■ WHAT THE TASK ASKS ■
Copy exactly the lines from the one containing "Rebuild this chart" through the one containing "plt.rcParams['font.weight'] = 'bold'", both included, and leave out any pictures.
--- start of SUPPLIED MATERIAL ---
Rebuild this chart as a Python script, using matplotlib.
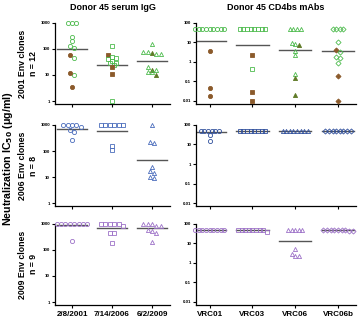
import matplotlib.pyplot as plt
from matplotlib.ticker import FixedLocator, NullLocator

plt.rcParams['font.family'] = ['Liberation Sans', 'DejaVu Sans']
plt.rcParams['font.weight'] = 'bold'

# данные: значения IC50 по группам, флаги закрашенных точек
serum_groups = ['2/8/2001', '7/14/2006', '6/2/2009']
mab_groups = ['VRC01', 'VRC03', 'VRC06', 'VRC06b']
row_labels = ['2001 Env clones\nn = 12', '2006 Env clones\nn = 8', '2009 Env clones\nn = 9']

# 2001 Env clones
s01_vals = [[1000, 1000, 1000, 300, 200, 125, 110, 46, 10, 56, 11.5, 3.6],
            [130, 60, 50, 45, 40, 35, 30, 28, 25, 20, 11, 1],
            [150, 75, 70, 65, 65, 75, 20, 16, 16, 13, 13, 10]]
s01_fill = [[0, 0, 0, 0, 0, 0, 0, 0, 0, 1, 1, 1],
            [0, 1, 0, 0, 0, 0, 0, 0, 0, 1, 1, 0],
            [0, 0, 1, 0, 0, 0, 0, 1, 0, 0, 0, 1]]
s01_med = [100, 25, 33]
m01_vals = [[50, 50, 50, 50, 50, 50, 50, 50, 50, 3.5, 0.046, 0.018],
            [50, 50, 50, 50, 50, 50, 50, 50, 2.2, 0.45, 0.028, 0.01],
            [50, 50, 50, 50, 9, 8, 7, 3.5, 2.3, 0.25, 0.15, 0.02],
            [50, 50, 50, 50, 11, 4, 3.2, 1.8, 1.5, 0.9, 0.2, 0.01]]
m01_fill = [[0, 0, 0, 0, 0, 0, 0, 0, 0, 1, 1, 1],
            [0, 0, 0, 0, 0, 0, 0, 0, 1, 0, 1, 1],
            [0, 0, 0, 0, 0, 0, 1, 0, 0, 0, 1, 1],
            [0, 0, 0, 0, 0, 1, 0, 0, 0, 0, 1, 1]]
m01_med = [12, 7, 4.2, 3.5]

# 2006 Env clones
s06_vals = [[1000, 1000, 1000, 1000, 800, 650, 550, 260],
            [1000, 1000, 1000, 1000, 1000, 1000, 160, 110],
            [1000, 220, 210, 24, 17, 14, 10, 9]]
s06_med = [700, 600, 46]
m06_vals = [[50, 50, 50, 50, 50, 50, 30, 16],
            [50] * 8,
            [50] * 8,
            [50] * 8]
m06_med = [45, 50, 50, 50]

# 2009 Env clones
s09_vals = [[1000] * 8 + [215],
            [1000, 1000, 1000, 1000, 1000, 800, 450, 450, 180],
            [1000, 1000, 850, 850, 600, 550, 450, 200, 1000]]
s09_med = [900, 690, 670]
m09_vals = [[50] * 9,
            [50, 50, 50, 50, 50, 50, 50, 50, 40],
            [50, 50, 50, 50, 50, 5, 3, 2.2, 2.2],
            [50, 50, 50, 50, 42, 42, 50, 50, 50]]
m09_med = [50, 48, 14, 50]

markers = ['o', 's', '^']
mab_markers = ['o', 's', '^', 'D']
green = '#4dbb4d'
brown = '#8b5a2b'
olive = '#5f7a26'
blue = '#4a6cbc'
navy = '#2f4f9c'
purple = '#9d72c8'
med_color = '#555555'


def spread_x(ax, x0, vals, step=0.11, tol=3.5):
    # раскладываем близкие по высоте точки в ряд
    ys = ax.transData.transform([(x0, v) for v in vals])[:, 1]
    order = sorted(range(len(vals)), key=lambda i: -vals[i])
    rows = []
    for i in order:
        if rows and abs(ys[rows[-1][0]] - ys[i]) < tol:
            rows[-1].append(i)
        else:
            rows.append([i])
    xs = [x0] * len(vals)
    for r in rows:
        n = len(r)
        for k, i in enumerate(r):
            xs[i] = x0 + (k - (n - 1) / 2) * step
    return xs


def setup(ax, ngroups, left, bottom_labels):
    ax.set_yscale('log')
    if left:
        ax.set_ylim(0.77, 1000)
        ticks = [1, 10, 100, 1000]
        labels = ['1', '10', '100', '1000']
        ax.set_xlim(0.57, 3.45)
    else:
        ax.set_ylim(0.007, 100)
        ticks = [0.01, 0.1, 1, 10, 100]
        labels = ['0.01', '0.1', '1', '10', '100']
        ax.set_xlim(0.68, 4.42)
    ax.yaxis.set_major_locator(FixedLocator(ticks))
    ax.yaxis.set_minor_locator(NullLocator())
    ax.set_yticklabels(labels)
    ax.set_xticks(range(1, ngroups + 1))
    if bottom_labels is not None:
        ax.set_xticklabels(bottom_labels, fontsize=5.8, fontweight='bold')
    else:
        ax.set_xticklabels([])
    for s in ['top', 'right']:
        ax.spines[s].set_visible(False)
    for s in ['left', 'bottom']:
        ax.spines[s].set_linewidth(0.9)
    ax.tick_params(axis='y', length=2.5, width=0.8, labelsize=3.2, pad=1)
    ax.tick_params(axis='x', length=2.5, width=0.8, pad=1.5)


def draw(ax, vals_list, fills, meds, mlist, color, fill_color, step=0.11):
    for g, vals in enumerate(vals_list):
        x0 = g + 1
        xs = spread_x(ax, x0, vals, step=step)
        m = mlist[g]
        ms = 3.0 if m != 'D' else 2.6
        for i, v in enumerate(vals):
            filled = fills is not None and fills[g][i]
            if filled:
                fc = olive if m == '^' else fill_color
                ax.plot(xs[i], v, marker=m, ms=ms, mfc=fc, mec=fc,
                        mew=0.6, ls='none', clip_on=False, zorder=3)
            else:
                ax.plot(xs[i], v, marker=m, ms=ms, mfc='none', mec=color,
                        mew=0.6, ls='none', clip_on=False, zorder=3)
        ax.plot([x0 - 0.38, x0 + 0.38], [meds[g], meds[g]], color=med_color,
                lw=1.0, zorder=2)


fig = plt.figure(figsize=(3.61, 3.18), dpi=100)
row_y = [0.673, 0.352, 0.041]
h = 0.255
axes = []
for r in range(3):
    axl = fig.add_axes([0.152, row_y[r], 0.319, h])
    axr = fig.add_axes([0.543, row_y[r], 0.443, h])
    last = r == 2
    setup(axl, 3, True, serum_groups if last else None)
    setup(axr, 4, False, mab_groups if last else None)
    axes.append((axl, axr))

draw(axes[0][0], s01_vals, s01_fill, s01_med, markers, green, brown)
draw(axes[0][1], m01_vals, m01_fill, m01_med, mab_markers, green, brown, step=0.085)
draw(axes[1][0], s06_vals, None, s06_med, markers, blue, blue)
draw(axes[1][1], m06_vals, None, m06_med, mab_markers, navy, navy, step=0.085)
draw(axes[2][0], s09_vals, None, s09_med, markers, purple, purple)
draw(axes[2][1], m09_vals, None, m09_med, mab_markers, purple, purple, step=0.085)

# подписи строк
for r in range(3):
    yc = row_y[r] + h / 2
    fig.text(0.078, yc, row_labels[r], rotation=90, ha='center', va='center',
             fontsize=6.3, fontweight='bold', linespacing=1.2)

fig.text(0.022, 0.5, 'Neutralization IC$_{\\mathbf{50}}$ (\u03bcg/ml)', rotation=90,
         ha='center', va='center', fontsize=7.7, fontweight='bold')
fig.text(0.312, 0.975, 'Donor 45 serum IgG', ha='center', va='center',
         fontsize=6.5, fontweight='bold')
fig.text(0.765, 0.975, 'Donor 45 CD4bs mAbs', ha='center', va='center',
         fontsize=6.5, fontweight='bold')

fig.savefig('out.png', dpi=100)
--- end of SUPPLIED MATERIAL ---
--- start of SUPPLIED MATERIAL ---
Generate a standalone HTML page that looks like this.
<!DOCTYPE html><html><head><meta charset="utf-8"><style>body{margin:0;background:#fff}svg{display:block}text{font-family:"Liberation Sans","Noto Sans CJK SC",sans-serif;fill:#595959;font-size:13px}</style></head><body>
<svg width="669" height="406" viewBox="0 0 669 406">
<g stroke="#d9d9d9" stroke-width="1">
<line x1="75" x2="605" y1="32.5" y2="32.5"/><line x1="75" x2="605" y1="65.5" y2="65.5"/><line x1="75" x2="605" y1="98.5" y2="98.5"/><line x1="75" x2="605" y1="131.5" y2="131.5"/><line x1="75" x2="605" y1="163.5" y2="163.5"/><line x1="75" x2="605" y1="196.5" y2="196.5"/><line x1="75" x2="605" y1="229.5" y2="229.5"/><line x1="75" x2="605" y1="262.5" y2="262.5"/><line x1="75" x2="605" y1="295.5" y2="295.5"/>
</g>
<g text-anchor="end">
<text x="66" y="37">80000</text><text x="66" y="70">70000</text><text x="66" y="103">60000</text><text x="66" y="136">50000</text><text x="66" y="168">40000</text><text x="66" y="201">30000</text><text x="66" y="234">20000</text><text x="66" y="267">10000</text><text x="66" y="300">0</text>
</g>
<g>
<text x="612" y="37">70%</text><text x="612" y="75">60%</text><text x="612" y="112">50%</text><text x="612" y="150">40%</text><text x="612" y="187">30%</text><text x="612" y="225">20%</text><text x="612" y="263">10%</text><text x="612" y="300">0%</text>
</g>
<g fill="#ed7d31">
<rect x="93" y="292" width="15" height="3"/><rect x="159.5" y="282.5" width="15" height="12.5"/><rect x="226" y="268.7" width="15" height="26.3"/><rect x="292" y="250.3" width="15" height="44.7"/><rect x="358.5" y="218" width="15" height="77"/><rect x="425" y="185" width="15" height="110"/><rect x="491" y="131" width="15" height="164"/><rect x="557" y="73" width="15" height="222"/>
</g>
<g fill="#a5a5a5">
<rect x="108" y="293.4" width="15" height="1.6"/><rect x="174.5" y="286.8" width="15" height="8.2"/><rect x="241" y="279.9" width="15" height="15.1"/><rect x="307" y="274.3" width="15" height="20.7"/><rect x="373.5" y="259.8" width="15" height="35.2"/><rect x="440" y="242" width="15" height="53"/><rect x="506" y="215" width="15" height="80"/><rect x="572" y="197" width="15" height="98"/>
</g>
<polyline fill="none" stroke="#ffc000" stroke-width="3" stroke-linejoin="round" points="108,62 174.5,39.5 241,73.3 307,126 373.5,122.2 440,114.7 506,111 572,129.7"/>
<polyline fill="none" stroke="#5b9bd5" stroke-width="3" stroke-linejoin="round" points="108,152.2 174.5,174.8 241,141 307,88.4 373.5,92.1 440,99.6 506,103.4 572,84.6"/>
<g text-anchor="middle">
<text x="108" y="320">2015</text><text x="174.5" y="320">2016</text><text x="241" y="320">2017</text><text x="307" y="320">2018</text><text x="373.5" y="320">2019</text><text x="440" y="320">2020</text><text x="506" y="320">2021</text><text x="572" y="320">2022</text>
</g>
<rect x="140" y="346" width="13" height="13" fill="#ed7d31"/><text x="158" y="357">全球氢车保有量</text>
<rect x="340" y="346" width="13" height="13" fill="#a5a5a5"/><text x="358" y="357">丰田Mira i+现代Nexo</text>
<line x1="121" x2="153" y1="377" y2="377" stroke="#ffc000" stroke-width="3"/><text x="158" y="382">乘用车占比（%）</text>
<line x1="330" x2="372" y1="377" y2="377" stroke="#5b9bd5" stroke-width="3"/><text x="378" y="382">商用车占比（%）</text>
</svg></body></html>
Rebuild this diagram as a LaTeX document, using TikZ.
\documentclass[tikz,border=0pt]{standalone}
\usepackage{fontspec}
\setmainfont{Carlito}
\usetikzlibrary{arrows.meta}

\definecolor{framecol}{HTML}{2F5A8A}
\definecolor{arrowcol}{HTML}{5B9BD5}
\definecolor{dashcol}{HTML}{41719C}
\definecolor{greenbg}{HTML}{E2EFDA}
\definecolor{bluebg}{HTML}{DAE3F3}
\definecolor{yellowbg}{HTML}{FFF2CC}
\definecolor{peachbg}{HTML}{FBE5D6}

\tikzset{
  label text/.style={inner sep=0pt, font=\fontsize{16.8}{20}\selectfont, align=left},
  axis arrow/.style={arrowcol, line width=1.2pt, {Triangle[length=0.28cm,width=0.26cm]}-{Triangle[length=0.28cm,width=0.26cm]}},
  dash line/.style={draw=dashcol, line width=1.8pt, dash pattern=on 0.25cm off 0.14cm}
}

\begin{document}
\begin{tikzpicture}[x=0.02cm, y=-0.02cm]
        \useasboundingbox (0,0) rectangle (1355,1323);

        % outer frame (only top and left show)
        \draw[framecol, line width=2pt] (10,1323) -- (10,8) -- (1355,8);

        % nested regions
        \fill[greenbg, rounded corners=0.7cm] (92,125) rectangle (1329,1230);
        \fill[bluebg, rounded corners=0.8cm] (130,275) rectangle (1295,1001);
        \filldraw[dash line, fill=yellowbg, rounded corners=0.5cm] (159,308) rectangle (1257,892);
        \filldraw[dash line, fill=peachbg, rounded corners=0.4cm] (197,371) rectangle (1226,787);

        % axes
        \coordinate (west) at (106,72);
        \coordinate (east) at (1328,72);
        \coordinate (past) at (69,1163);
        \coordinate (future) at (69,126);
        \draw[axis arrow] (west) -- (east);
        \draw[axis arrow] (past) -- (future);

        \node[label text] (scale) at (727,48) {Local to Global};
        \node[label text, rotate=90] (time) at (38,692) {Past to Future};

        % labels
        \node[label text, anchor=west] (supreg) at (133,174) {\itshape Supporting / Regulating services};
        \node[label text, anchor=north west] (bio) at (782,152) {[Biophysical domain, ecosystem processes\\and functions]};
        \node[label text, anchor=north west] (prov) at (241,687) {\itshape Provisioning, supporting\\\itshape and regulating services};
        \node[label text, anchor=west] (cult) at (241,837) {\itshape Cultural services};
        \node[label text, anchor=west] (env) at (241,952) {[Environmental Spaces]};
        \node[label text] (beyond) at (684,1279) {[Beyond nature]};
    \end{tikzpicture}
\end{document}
--- end of SUPPLIED MATERIAL ---
■ THE ANSWER ■
Rebuild this chart as a Python script, using matplotlib.
import matplotlib.pyplot as plt
from matplotlib.ticker import FixedLocator, NullLocator

plt.rcParams['font.family'] = ['Liberation Sans', 'DejaVu Sans']
plt.rcParams['font.weight'] = 'bold'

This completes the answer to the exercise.